DATASET SECTION:
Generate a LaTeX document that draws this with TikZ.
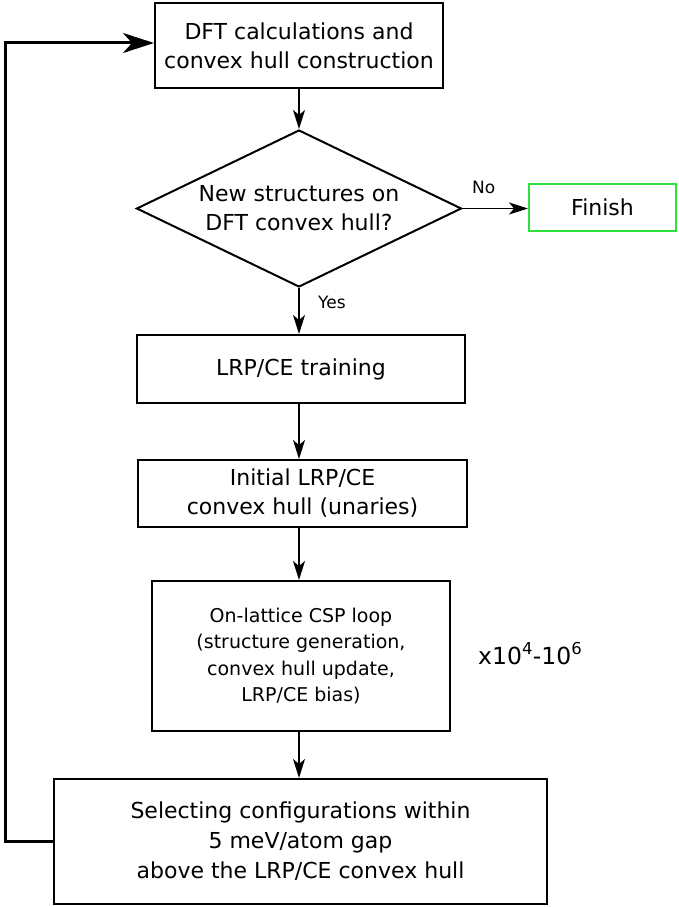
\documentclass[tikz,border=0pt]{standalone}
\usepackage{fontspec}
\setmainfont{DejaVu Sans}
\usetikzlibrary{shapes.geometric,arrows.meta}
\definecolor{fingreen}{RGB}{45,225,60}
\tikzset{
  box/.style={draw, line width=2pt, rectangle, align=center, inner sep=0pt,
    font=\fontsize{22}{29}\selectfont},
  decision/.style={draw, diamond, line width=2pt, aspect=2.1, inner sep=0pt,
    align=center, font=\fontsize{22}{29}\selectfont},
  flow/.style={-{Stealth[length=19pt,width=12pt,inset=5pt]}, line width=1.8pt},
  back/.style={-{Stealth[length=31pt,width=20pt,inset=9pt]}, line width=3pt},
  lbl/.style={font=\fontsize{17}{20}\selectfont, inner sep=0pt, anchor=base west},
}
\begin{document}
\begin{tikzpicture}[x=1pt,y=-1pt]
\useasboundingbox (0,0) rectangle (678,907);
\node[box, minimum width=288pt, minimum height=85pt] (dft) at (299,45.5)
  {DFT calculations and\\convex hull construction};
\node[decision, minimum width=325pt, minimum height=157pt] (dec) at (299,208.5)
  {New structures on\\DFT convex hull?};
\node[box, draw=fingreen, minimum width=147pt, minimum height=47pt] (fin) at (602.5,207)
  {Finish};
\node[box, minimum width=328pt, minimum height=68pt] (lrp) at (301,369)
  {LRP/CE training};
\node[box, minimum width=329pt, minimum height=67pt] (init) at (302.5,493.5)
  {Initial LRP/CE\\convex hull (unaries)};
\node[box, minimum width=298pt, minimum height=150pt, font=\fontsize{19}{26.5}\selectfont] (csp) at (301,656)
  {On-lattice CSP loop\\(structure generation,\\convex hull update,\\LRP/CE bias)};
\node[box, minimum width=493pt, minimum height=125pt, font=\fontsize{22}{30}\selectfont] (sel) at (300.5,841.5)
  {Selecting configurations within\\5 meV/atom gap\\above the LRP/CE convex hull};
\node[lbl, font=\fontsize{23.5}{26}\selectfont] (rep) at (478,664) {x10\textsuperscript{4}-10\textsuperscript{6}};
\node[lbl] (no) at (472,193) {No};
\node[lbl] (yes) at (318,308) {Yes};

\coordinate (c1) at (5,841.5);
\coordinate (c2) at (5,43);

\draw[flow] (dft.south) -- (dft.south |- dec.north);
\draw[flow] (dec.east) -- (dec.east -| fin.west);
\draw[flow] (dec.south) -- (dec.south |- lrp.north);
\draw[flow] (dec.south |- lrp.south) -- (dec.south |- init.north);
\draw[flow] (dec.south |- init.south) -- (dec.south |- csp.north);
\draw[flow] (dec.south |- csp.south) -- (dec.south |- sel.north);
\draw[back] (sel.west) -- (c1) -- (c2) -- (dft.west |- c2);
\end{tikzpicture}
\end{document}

EXERCISE REQUIREMENTS:
Omit every picture, then reproduce the rest of the listing exactly.

THE SOLUTION:
Generate a LaTeX document that draws this with TikZ.
\documentclass[tikz,border=0pt]{standalone}
\usepackage{fontspec}
\setmainfont{DejaVu Sans}
\usetikzlibrary{shapes.geometric,arrows.meta}
\definecolor{fingreen}{RGB}{45,225,60}
\tikzset{
  box/.style={draw, line width=2pt, rectangle, align=center, inner sep=0pt,
    font=\fontsize{22}{29}\selectfont},
  decision/.style={draw, diamond, line width=2pt, aspect=2.1, inner sep=0pt,
    align=center, font=\fontsize{22}{29}\selectfont},
  flow/.style={-{Stealth[length=19pt,width=12pt,inset=5pt]}, line width=1.8pt},
  back/.style={-{Stealth[length=31pt,width=20pt,inset=9pt]}, line width=3pt},
  lbl/.style={font=\fontsize{17}{20}\selectfont, inner sep=0pt, anchor=base west},
}
\begin{document}
\begin{tikzpicture}[x=1pt,y=-1pt]
\useasboundingbox (0,0) rectangle (678,907);
\node[box, minimum width=288pt, minimum height=85pt] (dft) at (299,45.5)
  {DFT calculations and\\convex hull construction};
\node[decision, minimum width=325pt, minimum height=157pt] (dec) at (299,208.5)
  {New structures on\\DFT convex hull?};
\node[box, draw=fingreen, minimum width=147pt, minimum height=47pt] (fin) at (602.5,207)
  {Finish};
\node[box, minimum width=328pt, minimum height=68pt] (lrp) at (301,369)
  {LRP/CE training};
\node[box, minimum width=329pt, minimum height=67pt] (init) at (302.5,493.5)
  {Initial LRP/CE\\convex hull (unaries)};
\node[box, minimum width=298pt, minimum height=150pt, font=\fontsize{19}{26.5}\selectfont] (csp) at (301,656)
  {On-lattice CSP loop\\(structure generation,\\convex hull update,\\LRP/CE bias)};
\node[box, minimum width=493pt, minimum height=125pt, font=\fontsize{22}{30}\selectfont] (sel) at (300.5,841.5)
  {Selecting configurations within\\5 meV/atom gap\\above the LRP/CE convex hull};
\node[lbl, font=\fontsize{23.5}{26}\selectfont] (rep) at (478,664) {x10\textsuperscript{4}-10\textsuperscript{6}};
\node[lbl] (no) at (472,193) {No};
\node[lbl] (yes) at (318,308) {Yes};

\coordinate (c1) at (5,841.5);
\coordinate (c2) at (5,43);

\draw[flow] (dft.south) -- (dft.south |- dec.north);
\draw[flow] (dec.east) -- (dec.east -| fin.west);
\draw[flow] (dec.south) -- (dec.south |- lrp.north);
\draw[flow] (dec.south |- lrp.south) -- (dec.south |- init.north);
\draw[flow] (dec.south |- init.south) -- (dec.south |- csp.north);
\draw[flow] (dec.south |- csp.south) -- (dec.south |- sel.north);
\draw[back] (sel.west) -- (c1) -- (c2) -- (dft.west |- c2);
\end{tikzpicture}
\end{document}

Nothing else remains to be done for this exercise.